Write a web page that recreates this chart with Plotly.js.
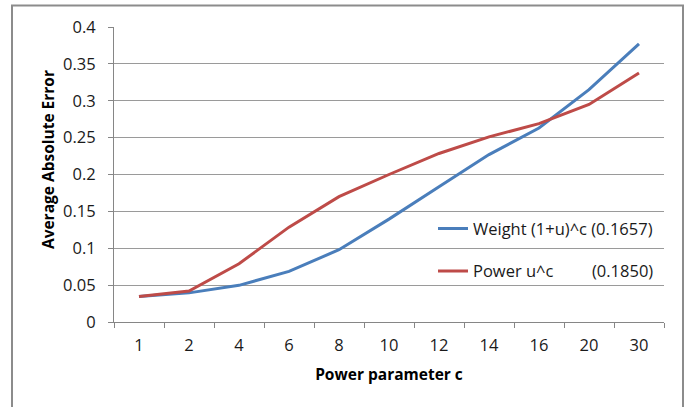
<!DOCTYPE html>
<html>
<head>
<meta charset="utf-8">
<script src="https://cdn.plot.ly/plotly-3.0.1.min.js"></script>
<style>
  html, body { margin: 0; padding: 0; background: #fff; }
  #chart { width: 688px; height: 407px; }
</style>
</head>
<body>
<div id="chart"></div>
<script>
// Power parameter values (categorical axis)
const powerParams = ['1', '2', '4', '6', '8', '10', '12', '14', '16', '20', '30'];

// Average absolute error for each weighting scheme
const weightErrors = [0.0345, 0.0395, 0.0497, 0.0687, 0.098, 0.1395, 0.1835, 0.227, 0.263, 0.315, 0.377];
const powerErrors  = [0.0345, 0.042, 0.079, 0.1286, 0.170, 0.200, 0.2285, 0.251, 0.269, 0.295, 0.3376];

const seriesNames = ['Weight (1+u)^c (0.1657)', 'Power u^c\u00A0\u00A0\u00A0\u00A0\u00A0\u00A0\u00A0\u00A0\u00A0(0.1850)'];

const yTicks = [0, 0.05, 0.1, 0.15, 0.2, 0.25, 0.3, 0.35, 0.4];

const FONT = '"Open Sans", "Noto Sans", sans-serif';
const SIZE = 16.5;

const traces = [
  {
    x: powerParams, y: weightErrors, name: seriesNames[0],
    type: 'scatter', mode: 'lines', legendgroup: 'a',
    line: { color: '#4A7EBB', width: 3 }
  },
  {
    x: powerParams, y: powerErrors, name: seriesNames[1],
    type: 'scatter', mode: 'lines', legendgroup: 'b',
    line: { color: '#BE4B48', width: 3 }
  }
];

const layout = {
  width: 688, height: 407,
  margin: { l: 114, r: 24, t: 26.5, b: 84.5 },
  paper_bgcolor: '#fff', plot_bgcolor: '#fff',
  font: { family: FONT, size: SIZE, color: '#1a1a1a' },
  showlegend: true,
  legend: {
    x: 0.58, y: 0.245, xanchor: 'left', yanchor: 'middle',
    bgcolor: 'rgba(0,0,0,0)', borderwidth: 0,
    tracegroupgap: 18,
    font: { family: FONT, size: SIZE, color: '#1a1a1a' }
  },
  xaxis: {
    type: 'category', range: [-0.5, 10.5],
    showgrid: false, zeroline: false,
    showline: true, linecolor: '#868686', linewidth: 1,
    ticks: 'outside', tickson: 'boundaries', ticklen: 5, tickcolor: '#868686',
    ticklabelstandoff: 8,
    tickfont: { family: FONT, size: SIZE, color: '#1a1a1a' },
    title: { text: 'Power parameter c', font: { family: FONT, size: 15.5, color: '#000', weight: 'bold' }, standoff: 14 }
  },
  yaxis: {
    range: [0, 0.4], tickvals: yTicks,
    showgrid: true, gridcolor: '#9a9a9a', gridwidth: 1,
    zeroline: false,
    showline: true, linecolor: '#868686', linewidth: 1,
    ticks: 'outside', ticklen: 5, tickcolor: '#868686',
    ticklabelstandoff: 9,
    tickfont: { family: FONT, size: SIZE, color: '#1a1a1a' }
  },
  annotations: [
    {
      text: 'Average Absolute Error', textangle: -90,
      xref: 'paper', yref: 'paper',
      x: (48 - 114) / 550, y: (322.5 - 160) / 296,
      xanchor: 'center', yanchor: 'middle', showarrow: false,
      font: { family: FONT, size: 15.5, color: '#000', weight: 'bold' }
    }
  ],
  shapes: [
    {
      type: 'rect', xref: 'paper', yref: 'paper',
      x0: (12 - 114) / 550, x1: (683 - 114) / 550,
      y0: (322.5 - 412) / 296, y1: (322.5 - 5) / 296,
      line: { color: '#8c8c8c', width: 2 }, fillcolor: 'rgba(0,0,0,0)'
    }
  ]
};

Plotly.newPlot('chart', traces, layout, { staticPlot: true, displayModeBar: false });
</script>
</body>
</html>
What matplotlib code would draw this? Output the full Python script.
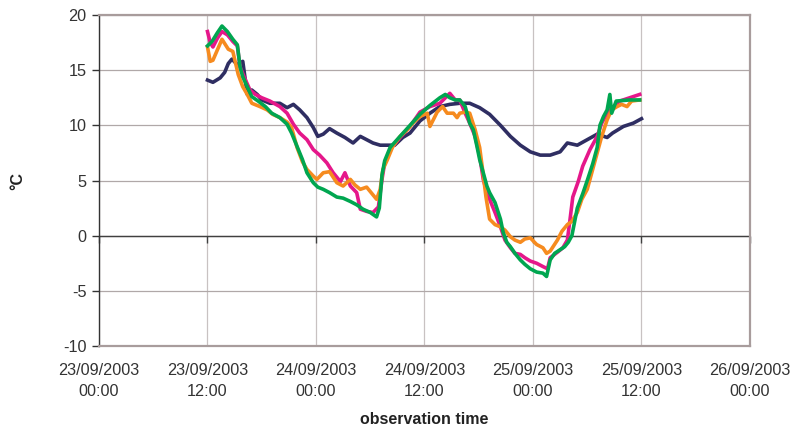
import matplotlib
matplotlib.use("Agg")
import matplotlib.pyplot as plt
import matplotlib.dates as mdates
import pandas as pd

plt.rcParams['font.family'] = ['Liberation Sans', 'DejaVu Sans']
plt.rcParams['axes.unicode_minus'] = False

START = pd.Timestamp("2003-09-23 00:00")

# hours since 23/09/2003 00:00 and temperature (°C) per series
navy_h = [12.0, 12.6, 13.4, 13.9, 14.3, 14.7, 15.3, 15.9, 16.4, 16.9, 17.5, 18.0, 18.9, 20.0, 20.8,
          21.5, 22.2, 23.0, 23.7, 24.2, 24.8, 25.5, 26.3, 27.2, 28.1, 28.9, 29.6, 30.3, 31.1, 31.9,
          32.7, 33.6, 34.4, 35.5, 36.6, 37.7, 38.8, 39.9, 41.0, 42.1, 43.2, 44.4, 45.5, 46.6, 47.7,
          48.8, 49.9, 51.0, 51.8, 52.9, 54.0, 55.1, 56.2, 56.8, 58.0, 59.1, 60.0]
navy_v = [14.1, 13.9, 14.3, 14.8, 15.6, 16.0, 15.5, 15.8, 12.8, 13.2, 12.8, 12.3, 12.0, 12.0, 11.6,
          11.9, 11.4, 10.7, 9.8, 9.0, 9.2, 9.7, 9.3, 8.9, 8.4, 9.0, 8.7, 8.4, 8.2, 8.2,
          8.2, 8.9, 9.3, 10.4, 11.1, 11.7, 11.9, 12.0, 12.0, 11.6, 11.0, 10.0, 9.0, 8.2, 7.6,
          7.3, 7.3, 7.6, 8.4, 8.2, 8.7, 9.2, 8.9, 9.3, 9.9, 10.2, 10.6]

magenta_h = [12.0, 12.3, 12.6, 13.1, 13.6, 14.2, 14.8, 15.3, 15.6, 16.1, 16.7, 17.3, 18.0, 18.9, 20.0,
             20.8, 21.5, 22.2, 23.0, 23.7, 24.4, 25.2, 25.9, 26.7, 27.2, 27.8, 28.5, 28.9, 29.6, 30.3,
             30.9, 31.3, 31.6, 32.2, 33.3, 34.4, 35.5, 36.6, 37.7, 38.8, 39.4, 39.9, 40.5, 41.0, 41.6,
             42.1, 42.5, 42.9, 43.2, 43.8, 44.4, 44.9, 45.5, 46.0, 46.6, 47.1, 47.7, 48.4, 49.1, 49.6,
             49.9, 50.7, 51.3, 51.8, 52.1, 52.4, 53.0, 53.5, 54.3, 55.1, 55.6, 56.2, 56.9, 57.6, 58.7,
             59.8]
magenta_v = [18.5, 17.5, 17.1, 17.9, 18.5, 18.2, 17.6, 17.2, 15.3, 14.3, 13.2, 12.8, 12.5, 12.2, 11.7,
             11.1, 10.1, 9.3, 8.7, 7.8, 7.3, 6.6, 5.7, 4.9, 5.7, 4.5, 3.9, 2.4, 2.2, 2.1,
             2.6, 5.1, 6.6, 7.8, 8.9, 9.9, 11.2, 11.7, 12.0, 12.9, 12.3, 12.3, 11.1, 10.2, 9.0,
             7.2, 5.1, 3.9, 3.3, 2.1, 0.8, -0.4, -1.1, -1.6, -1.7, -2.0, -2.3, -2.5, -2.8, -3.0,
             -2.0, -1.5, -1.1, -0.4, 1.5, 3.5, 4.9, 6.3, 7.8, 9.0, 10.2, 11.1, 11.7, 12.2, 12.5,
             12.8]

orange_h = [12.0, 12.3, 12.6, 13.6, 14.3, 14.8, 15.4, 15.9, 16.4, 16.9, 17.8, 18.6, 19.2, 20.0, 20.8,
            21.3, 21.9, 22.5, 23.0, 23.7, 24.1, 24.8, 25.5, 26.3, 27.0, 27.8, 28.3, 28.9, 29.6, 30.3,
            30.7, 31.1, 31.4, 31.9, 32.5, 33.3, 34.1, 34.7, 35.5, 36.3, 36.6, 37.4, 38.0, 38.5, 39.2,
            39.6, 39.9, 40.5, 41.0, 41.6, 42.1, 42.5, 42.8, 43.2, 43.8, 44.4, 44.9, 45.5, 46.0, 46.6,
            47.1, 47.7, 48.4, 49.1, 49.5, 49.9, 50.7, 51.2, 51.8, 52.3, 52.9, 53.4, 54.0, 54.5, 55.1,
            55.6, 56.2, 56.7, 57.3, 57.8, 58.4, 58.9, 59.8]
orange_v = [17.1, 15.8, 15.9, 17.8, 16.9, 16.7, 14.6, 13.5, 12.8, 12.0, 11.7, 11.4, 11.0, 10.7, 10.3,
            9.8, 8.0, 6.7, 6.0, 5.4, 5.1, 5.7, 5.8, 4.8, 4.5, 5.1, 4.6, 4.2, 4.4, 3.7,
            3.3, 4.2, 6.0, 6.9, 8.1, 9.0, 9.6, 10.2, 10.8, 11.1, 9.9, 11.2, 11.7, 11.1, 11.1,
            10.7, 11.1, 11.2, 11.1, 9.6, 8.0, 5.5, 3.5, 1.5, 1.0, 0.8, 0.5, -0.1, -0.4, -0.6,
            -0.3, -0.2, -0.8, -1.1, -1.6, -1.4, -0.4, 0.4, 1.0, 1.3, 2.1, 3.3, 4.2, 5.7, 7.5,
            9.0, 10.5, 11.4, 11.7, 11.9, 11.7, 12.2, 12.3]

green_h = [12.0, 12.5, 13.1, 13.6, 14.2, 14.8, 15.3, 15.6, 15.9, 16.4, 16.9, 17.6, 18.4, 19.1, 20.0,
           20.8, 21.3, 21.9, 22.5, 23.0, 23.7, 24.2, 24.8, 25.5, 26.3, 27.0, 27.8, 28.5, 29.2, 30.0,
           30.7, 31.0, 31.3, 31.6, 32.2, 33.3, 34.4, 35.5, 36.6, 37.7, 38.3, 38.8, 39.4, 39.9, 40.5,
           41.0, 41.4, 41.8, 42.1, 42.5, 42.9, 43.2, 43.8, 44.4, 44.7, 45.1, 45.5, 46.0, 46.6, 47.1,
           47.7, 48.4, 49.1, 49.5, 49.9, 50.4, 51.5, 51.9, 52.3, 52.9, 53.5, 54.0, 54.6, 55.1, 55.4,
           55.8, 56.2, 56.5, 56.7, 57.2, 58.7, 59.8]
green_v = [17.2, 17.6, 18.4, 19.0, 18.5, 17.8, 17.3, 15.3, 14.4, 13.5, 12.6, 12.2, 11.7, 11.1, 10.7,
           10.1, 9.3, 8.1, 6.9, 5.7, 4.8, 4.4, 4.2, 3.9, 3.5, 3.4, 3.1, 2.8, 2.4, 2.1,
           1.7, 2.5, 5.5, 6.8, 8.0, 9.0, 10.0, 11.0, 11.8, 12.5, 12.8, 12.5, 12.3, 12.3, 11.7,
           10.2, 9.6, 8.1, 6.9, 5.7, 4.5, 3.9, 3.0, 1.5, 0.3, -0.6, -1.0, -1.6, -2.2, -2.6,
           -3.0, -3.3, -3.4, -3.7, -2.2, -1.6, -1.0, -0.6, 0.0, 2.5, 3.8, 5.0, 6.5, 8.0, 10.0,
           10.8, 11.4, 12.8, 11.1, 12.2, 12.3, 12.3]

series = [
    (navy_h, navy_v, "#2F2E62"),
    (magenta_h, magenta_v, "#E5178A"),
    (orange_h, orange_v, "#F68B1F"),
    (green_h, green_v, "#00A650"),
]

y_ticks = [-10, -5, 0, 5, 10, 15, 20]
x_tick_hours = [0, 12, 24, 36, 48, 60, 72]

def to_time(hours):
    return START + pd.to_timedelta(hours, unit="h")

fig = plt.figure(figsize=(7.93, 4.32), dpi=100)
ax = fig.add_axes([99 / 793, 1 - 346 / 432, 651 / 793, 331 / 432])

xt = to_time(x_tick_hours)
for t in xt:
    ax.axvline(t, color="#C8C2C2", lw=0.9, zorder=0)
for v in y_ticks:
    ax.axhline(v, color="#B0A8A8", lw=0.9, zorder=0)
ax.axhline(0, color="#404040", lw=1.0, zorder=1)

for h, v, c in series:
    ax.plot(to_time(h), v, color=c, lw=2.6, solid_joinstyle="round", zorder=3)

# small tick marks on the zero line
ax.plot(xt, [0] * len(xt), linestyle="none", marker=3, markersize=5,
        markeredgewidth=1.0, color="#404040", zorder=2, clip_on=False)

ax.set_xlim(xt[0], xt[-1])
ax.set_ylim(-10, 20)
ax.set_yticks(y_ticks)
ax.set_xticks(xt)
ax.xaxis.set_major_formatter(mdates.DateFormatter("%d/%m/%Y\n%H:%M"))

for lab in ax.get_xticklabels():
    lab.set_linespacing(1.55)

ax.tick_params(axis="x", length=0, pad=12, labelsize=11.7, labelcolor="#333333")
ax.tick_params(axis="y", length=5, width=1.0, color="#333333", pad=4,
               labelsize=11.7, labelcolor="#333333")

ax.spines["left"].set_color("#333333")
ax.spines["left"].set_linewidth(1.0)
for s in ["top", "right", "bottom"]:
    ax.spines[s].set_color("#A89C9C")
    ax.spines[s].set_linewidth(1.6)

ax.set_xlabel("observation time", fontsize=11.5, fontweight="bold", color="#222222")
ax.xaxis.set_label_coords(0.5, -0.2)
ax.set_ylabel("°C", fontsize=11.5, fontweight="bold", color="#222222")
ax.yaxis.set_label_coords(-0.114, 0.5)

fig.savefig("out.png", dpi=100)
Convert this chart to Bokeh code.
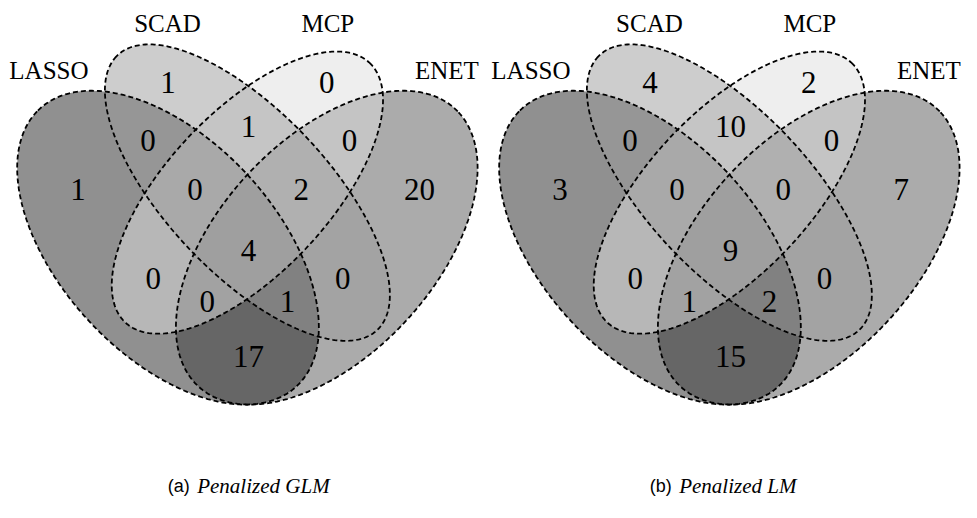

+ + + + + + +

Reply with nothing except the number of lines in the listing above that include the string "matplotlib".

5